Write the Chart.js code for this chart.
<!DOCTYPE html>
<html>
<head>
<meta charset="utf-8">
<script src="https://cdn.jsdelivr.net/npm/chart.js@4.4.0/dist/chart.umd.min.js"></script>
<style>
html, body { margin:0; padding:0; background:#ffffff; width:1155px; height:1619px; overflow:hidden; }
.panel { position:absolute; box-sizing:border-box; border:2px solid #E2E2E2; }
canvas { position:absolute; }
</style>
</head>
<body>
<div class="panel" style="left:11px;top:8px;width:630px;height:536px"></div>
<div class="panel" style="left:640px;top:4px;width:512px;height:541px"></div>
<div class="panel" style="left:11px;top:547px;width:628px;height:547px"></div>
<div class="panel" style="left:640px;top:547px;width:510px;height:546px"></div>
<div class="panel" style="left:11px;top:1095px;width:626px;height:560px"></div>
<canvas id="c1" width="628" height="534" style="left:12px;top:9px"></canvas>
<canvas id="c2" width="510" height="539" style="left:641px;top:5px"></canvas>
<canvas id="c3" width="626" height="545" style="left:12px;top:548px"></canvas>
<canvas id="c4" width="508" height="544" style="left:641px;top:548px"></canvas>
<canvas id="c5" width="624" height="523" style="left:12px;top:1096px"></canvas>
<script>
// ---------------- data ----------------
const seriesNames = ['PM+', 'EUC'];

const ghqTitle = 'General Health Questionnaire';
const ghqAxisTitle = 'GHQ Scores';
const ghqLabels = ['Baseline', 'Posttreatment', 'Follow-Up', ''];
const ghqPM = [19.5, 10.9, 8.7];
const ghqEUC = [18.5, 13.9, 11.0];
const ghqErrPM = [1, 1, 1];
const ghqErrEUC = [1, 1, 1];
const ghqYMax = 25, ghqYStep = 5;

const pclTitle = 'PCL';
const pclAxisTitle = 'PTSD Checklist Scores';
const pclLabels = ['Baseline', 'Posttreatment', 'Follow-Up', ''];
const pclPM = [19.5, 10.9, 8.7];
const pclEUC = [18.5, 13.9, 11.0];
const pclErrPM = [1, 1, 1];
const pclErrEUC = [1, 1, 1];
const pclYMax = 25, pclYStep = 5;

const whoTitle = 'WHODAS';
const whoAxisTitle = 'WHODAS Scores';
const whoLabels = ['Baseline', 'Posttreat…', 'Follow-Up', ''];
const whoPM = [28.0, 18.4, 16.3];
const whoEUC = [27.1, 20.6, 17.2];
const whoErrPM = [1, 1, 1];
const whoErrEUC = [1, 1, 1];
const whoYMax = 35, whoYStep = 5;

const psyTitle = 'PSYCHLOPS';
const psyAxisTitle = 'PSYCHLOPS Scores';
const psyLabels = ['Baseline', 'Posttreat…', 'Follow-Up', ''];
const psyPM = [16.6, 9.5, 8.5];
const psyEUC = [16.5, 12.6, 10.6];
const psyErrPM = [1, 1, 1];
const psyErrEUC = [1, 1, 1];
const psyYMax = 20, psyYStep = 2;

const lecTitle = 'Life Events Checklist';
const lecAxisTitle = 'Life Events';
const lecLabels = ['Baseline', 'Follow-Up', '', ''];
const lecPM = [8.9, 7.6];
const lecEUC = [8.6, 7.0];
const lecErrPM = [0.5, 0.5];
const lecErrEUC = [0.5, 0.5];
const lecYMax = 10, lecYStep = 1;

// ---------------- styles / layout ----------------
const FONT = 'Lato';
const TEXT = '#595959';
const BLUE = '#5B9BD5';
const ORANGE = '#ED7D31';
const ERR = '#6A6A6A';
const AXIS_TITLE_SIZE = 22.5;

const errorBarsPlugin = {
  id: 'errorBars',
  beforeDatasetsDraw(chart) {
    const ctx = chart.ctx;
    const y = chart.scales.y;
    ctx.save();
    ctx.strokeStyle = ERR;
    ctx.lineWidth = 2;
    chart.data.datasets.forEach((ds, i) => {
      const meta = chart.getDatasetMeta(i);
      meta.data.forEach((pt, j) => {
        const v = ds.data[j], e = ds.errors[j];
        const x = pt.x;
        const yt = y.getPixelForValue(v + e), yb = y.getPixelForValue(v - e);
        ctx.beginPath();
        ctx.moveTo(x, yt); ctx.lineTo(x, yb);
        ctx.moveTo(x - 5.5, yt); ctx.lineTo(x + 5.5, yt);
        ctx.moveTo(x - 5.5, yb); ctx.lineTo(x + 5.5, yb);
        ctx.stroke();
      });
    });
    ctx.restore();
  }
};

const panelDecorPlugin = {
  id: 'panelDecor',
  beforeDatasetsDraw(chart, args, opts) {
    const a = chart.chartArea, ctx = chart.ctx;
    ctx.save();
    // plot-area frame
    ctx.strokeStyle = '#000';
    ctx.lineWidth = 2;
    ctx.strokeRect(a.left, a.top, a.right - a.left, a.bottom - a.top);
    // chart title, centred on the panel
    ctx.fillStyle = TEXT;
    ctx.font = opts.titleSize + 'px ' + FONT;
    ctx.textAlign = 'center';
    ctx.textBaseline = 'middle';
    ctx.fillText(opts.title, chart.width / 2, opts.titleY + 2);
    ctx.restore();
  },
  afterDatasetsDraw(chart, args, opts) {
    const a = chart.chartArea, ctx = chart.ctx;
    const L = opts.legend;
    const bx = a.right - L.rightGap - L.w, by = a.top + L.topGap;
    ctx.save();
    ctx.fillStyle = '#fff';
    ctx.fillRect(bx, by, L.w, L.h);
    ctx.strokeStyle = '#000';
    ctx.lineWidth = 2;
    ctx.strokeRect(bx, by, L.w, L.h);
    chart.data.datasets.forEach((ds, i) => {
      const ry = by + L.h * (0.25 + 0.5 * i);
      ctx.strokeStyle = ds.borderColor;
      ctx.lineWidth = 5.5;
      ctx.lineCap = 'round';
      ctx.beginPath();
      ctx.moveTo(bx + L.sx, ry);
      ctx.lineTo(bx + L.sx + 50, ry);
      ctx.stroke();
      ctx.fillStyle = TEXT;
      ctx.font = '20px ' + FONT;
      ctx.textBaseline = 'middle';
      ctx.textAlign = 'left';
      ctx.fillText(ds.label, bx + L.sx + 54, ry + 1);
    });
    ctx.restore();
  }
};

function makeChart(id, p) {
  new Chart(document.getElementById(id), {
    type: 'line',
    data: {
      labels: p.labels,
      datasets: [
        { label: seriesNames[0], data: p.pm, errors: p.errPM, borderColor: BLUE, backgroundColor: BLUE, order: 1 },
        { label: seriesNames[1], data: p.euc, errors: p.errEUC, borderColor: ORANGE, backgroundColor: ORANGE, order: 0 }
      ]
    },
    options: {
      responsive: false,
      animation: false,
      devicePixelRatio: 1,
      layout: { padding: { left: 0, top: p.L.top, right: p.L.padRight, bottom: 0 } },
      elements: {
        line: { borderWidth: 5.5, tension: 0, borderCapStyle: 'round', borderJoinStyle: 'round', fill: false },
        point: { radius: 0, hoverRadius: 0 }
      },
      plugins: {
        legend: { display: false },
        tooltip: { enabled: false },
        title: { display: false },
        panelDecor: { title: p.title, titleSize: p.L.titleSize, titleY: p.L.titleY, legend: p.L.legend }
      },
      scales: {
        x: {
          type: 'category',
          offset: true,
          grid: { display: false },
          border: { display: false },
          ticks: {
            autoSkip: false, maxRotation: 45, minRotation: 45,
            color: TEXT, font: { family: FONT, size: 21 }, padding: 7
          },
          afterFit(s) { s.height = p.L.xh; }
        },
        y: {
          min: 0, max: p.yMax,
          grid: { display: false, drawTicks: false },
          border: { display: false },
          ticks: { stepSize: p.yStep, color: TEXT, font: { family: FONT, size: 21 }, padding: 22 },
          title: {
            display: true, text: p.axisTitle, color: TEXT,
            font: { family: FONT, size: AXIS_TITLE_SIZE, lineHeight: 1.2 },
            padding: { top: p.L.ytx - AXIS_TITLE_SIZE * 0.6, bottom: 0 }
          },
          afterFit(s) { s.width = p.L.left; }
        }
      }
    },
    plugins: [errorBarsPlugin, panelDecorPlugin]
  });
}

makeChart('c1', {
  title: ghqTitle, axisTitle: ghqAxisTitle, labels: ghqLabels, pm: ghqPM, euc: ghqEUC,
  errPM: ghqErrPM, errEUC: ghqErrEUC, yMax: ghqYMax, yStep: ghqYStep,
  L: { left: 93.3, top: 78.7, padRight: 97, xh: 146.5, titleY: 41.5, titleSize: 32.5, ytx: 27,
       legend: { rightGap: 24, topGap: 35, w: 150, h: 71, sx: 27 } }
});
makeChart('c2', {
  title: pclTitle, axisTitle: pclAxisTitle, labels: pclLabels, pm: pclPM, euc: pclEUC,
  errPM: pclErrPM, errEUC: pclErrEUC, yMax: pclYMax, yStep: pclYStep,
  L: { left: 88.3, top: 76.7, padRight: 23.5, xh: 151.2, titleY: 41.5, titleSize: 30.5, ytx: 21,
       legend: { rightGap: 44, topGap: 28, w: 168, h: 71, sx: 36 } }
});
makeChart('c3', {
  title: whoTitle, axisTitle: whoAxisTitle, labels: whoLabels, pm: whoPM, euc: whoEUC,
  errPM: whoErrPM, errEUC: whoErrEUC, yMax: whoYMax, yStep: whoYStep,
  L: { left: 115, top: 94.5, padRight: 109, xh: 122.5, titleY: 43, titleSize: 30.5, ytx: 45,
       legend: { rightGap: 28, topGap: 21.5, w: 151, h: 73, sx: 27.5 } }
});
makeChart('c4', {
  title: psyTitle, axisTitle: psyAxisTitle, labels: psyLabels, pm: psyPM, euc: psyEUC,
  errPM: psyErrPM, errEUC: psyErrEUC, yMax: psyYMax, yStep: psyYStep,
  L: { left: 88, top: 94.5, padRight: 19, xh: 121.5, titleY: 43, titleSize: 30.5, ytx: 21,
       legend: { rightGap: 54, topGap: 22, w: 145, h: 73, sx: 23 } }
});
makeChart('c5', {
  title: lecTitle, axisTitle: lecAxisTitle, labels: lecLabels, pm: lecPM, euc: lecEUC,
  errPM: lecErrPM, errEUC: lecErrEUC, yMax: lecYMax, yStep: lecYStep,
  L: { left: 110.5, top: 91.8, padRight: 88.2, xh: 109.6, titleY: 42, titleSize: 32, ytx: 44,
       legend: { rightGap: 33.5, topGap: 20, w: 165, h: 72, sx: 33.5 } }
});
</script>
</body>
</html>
——————————
* **Stated exercise**
Write out the listing's lines exactly, from its first line through the line that contains "const pclYMax = 25, pclYStep = 5;", and stop there.

* **Full response**
Write the Chart.js code for this chart.
<!DOCTYPE html>
<html>
<head>
<meta charset="utf-8">
<script src="https://cdn.jsdelivr.net/npm/chart.js@4.4.0/dist/chart.umd.min.js"></script>
<style>
html, body { margin:0; padding:0; background:#ffffff; width:1155px; height:1619px; overflow:hidden; }
.panel { position:absolute; box-sizing:border-box; border:2px solid #E2E2E2; }
canvas { position:absolute; }
</style>
</head>
<body>
<div class="panel" style="left:11px;top:8px;width:630px;height:536px"></div>
<div class="panel" style="left:640px;top:4px;width:512px;height:541px"></div>
<div class="panel" style="left:11px;top:547px;width:628px;height:547px"></div>
<div class="panel" style="left:640px;top:547px;width:510px;height:546px"></div>
<div class="panel" style="left:11px;top:1095px;width:626px;height:560px"></div>
<canvas id="c1" width="628" height="534" style="left:12px;top:9px"></canvas>
<canvas id="c2" width="510" height="539" style="left:641px;top:5px"></canvas>
<canvas id="c3" width="626" height="545" style="left:12px;top:548px"></canvas>
<canvas id="c4" width="508" height="544" style="left:641px;top:548px"></canvas>
<canvas id="c5" width="624" height="523" style="left:12px;top:1096px"></canvas>
<script>
// ---------------- data ----------------
const seriesNames = ['PM+', 'EUC'];

const ghqTitle = 'General Health Questionnaire';
const ghqAxisTitle = 'GHQ Scores';
const ghqLabels = ['Baseline', 'Posttreatment', 'Follow-Up', ''];
const ghqPM = [19.5, 10.9, 8.7];
const ghqEUC = [18.5, 13.9, 11.0];
const ghqErrPM = [1, 1, 1];
const ghqErrEUC = [1, 1, 1];
const ghqYMax = 25, ghqYStep = 5;

const pclTitle = 'PCL';
const pclAxisTitle = 'PTSD Checklist Scores';
const pclLabels = ['Baseline', 'Posttreatment', 'Follow-Up', ''];
const pclPM = [19.5, 10.9, 8.7];
const pclEUC = [18.5, 13.9, 11.0];
const pclErrPM = [1, 1, 1];
const pclErrEUC = [1, 1, 1];
const pclYMax = 25, pclYStep = 5;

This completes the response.